Mr Beaumont found himself in even more difficulty: he had not asked me about the Zucchini lunch, so he could hardly make that the basis of an order to transfer me. In the event, the Notice of Transfer which he signed stated simply: ‘Following serious allegations reported in the media and confirmed by yourself that on 15 September 2002, you attended a dinner party rather than spend the day on a Community Visit in Cambridge with your wife, it is not appropriate for you to remain at HMP North Sea Camp any longer.’
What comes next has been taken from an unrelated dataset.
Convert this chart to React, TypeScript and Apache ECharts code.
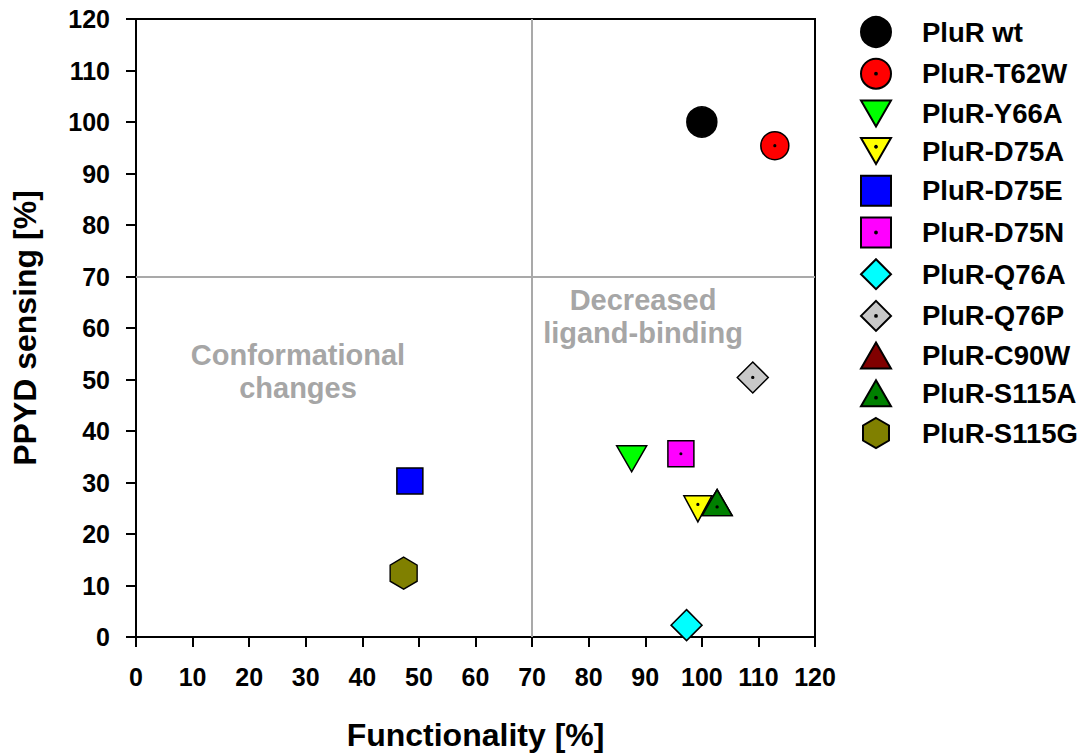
import React, { useEffect, useRef } from "react";
import * as echarts from "echarts";

const FONT = "'Liberation Sans', Arial, Helvetica, sans-serif";

const seriesNames = [
  "PluR wt",
  "PluR-T62W",
  "PluR-Y66A",
  "PluR-D75A",
  "PluR-D75E",
  "PluR-D75N",
  "PluR-Q76A",
  "PluR-Q76P",
  "PluR-C90W",
  "PluR-S115A",
  "PluR-S115G",
];
const functionality = [100, 112.9, 87.6, 99.3, 48.4, 96.3, 97.3, 109.0, 102.7, 102.7, 47.3];
const sensing = [100, 95.4, 34.6, 24.9, 30.3, 35.6, 2.3, 50.4, 26.1, 26.1, 12.4];
const colors = ["#000000", "#ff0000", "#00ff00", "#ffff00", "#0000ff", "#ff00ff", "#00ffff", "#c8c8c8", "#800000", "#008000", "#808000"];

const xTicks = [0, 120, 10];
const yTicks = [0, 120, 10];

const dot = (cy: number) =>
  `M0,${cy - 0.6}A0.6,0.6,0,1,1,0,${cy + 0.6}A0.6,0.6,0,1,1,0,${cy - 0.6}Z`;
const circlePath = "M0,-10A10,10,0,1,1,0,10A10,10,0,1,1,0,-10Z";
const triDownPath = "M-10,-8.66L10,-8.66L0,8.66Z";
const triUpPath = "M0,-8.66L10,8.66L-10,8.66Z";
const rectPath = "M-10,-10L10,-10L10,10L-10,10Z";
const diamondPath = "M0,-10L10,0L0,10L-10,0Z";
const hexPath = "M0,-10L8.66,-5L8.66,5L0,10L-8.66,5L-8.66,-5Z";

const symbols = [
  "circle",
  "path://" + circlePath + dot(0),
  "path://" + triDownPath,
  "path://" + triDownPath + dot(-2.89),
  "rect",
  "path://" + rectPath + dot(0),
  "path://" + diamondPath,
  "path://" + diamondPath + dot(0),
  "path://" + triUpPath,
  "path://" + triUpPath + dot(2.89),
  "path://" + hexPath,
];
const symbolSizes: any[] = [30, 28, [30, 26], [28, 26], 26, 26, 31, 31, [30, 26], [30, 26], [27, 32]];

export default function App() {
  const ref = useRef<HTMLDivElement>(null);
  useEffect(() => {
    if (!ref.current) return;
    const chart = echarts.init(ref.current, undefined, { renderer: "svg" });
    const series: any[] = seriesNames.map((name, i) => ({
      name,
      type: "scatter",
      data: [[functionality[i], sensing[i]]],
      symbol: symbols[i],
      symbolSize: symbolSizes[i],
      itemStyle: { color: colors[i], borderColor: "#000", borderWidth: 1.5, opacity: 1 },
      emphasis: { disabled: true },
      z: 3,
    }));
    series.unshift({
      name: "quadrants",
      type: "scatter",
      data: [],
      silent: true,
      z: 1,
      markLine: {
        silent: true,
        symbol: "none",
        animation: false,
        label: { show: false },
        lineStyle: { color: "#a9a9a9", width: 2, type: "solid" },
        data: [{ xAxis: 70 }, { yAxis: 70 }],
      },
    });
    const axisCommon = {
      axisLine: { show: true, lineStyle: { color: "#000", width: 2 } },
      axisTick: { show: true, length: 10, lineStyle: { color: "#000", width: 2 } },
      splitLine: { show: false },
      nameTextStyle: { fontFamily: FONT, fontWeight: "bold", fontSize: 32, color: "#000" },
      nameLocation: "middle",
    };
    chart.setOption({
      animation: false,
      grid: {
        left: 136,
        right: 266,
        top: 19,
        bottom: 104,
        show: true,
        borderColor: "#000",
        borderWidth: 2,
      },
      xAxis: {
        ...axisCommon,
        type: "value",
        min: xTicks[0],
        max: xTicks[1],
        interval: xTicks[2],
        name: "Functionality [%]",
        nameGap: 82,
        axisLabel: { margin: 27, fontFamily: FONT, fontWeight: "bold", fontSize: 25, color: "#000" },
      },
      yAxis: {
        ...axisCommon,
        type: "value",
        min: yTicks[0],
        max: yTicks[1],
        interval: yTicks[2],
        name: "PPYD sensing [%]",
        nameGap: 95,
        axisLabel: { margin: 26, fontFamily: FONT, fontWeight: "bold", fontSize: 25, color: "#000" },
      },
      legend: {
        orient: "vertical",
        left: 855,
        top: 11,
        itemWidth: 30,
        itemHeight: 30,
        itemGap: 9.7,
        data: seriesNames,
        selectedMode: false,
        textStyle: { fontFamily: FONT, fontWeight: "bold", fontSize: 27.5, color: "#000", padding: [0, 0, 0, 26] },
      },
      graphic: [
        {
          type: "text",
          x: 298,
          y: 371,
          style: {
            text: "Conformational\nchanges",
            align: "center",
            verticalAlign: "middle",
            fill: "#a6a6a6",
            font: `bold 29px ${FONT}`,
            lineHeight: 33,
          },
        },
        {
          type: "text",
          x: 643,
          y: 316,
          style: {
            text: "Decreased\nligand-binding",
            align: "center",
            verticalAlign: "middle",
            fill: "#a6a6a6",
            font: `bold 29px ${FONT}`,
            lineHeight: 33,
          },
        },
      ],
      series,
    });
    return () => chart.dispose();
  }, []);
  return (
    <div
      ref={ref}
      style={{ position: "fixed", left: 0, top: 0, width: 1081, height: 756, background: "#fff" }}
    />
  );
}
My licence did not restrict me to my home in Grantchester while on release. But, an e-mail was circulated within the Home Office which stated: ‘The prison [HMP North Sea Camp] had granted JA home leave but his licence conditions stipulated that he should not go anywhere else but home. In light of this, he has breached his licence conditions, and will face adjudication.’ At that time, the copy of my master passbook (a record retained by the prison which records all a prisoner’s releases on temporary licence) contained no such stipulation, nor did I ever face adjudication in respect of any breach of such a stipulation.
Mr Spurr later said in a letter he was ‘unable to locate’ my master passbook when he conducted his investigation into my transfer, a fact which he acknowledged as ‘regrettable’. One has to wonder why and how this passbook disappeared. However, Mr Narey told me to stop writing to him on the subject as the matter was closed.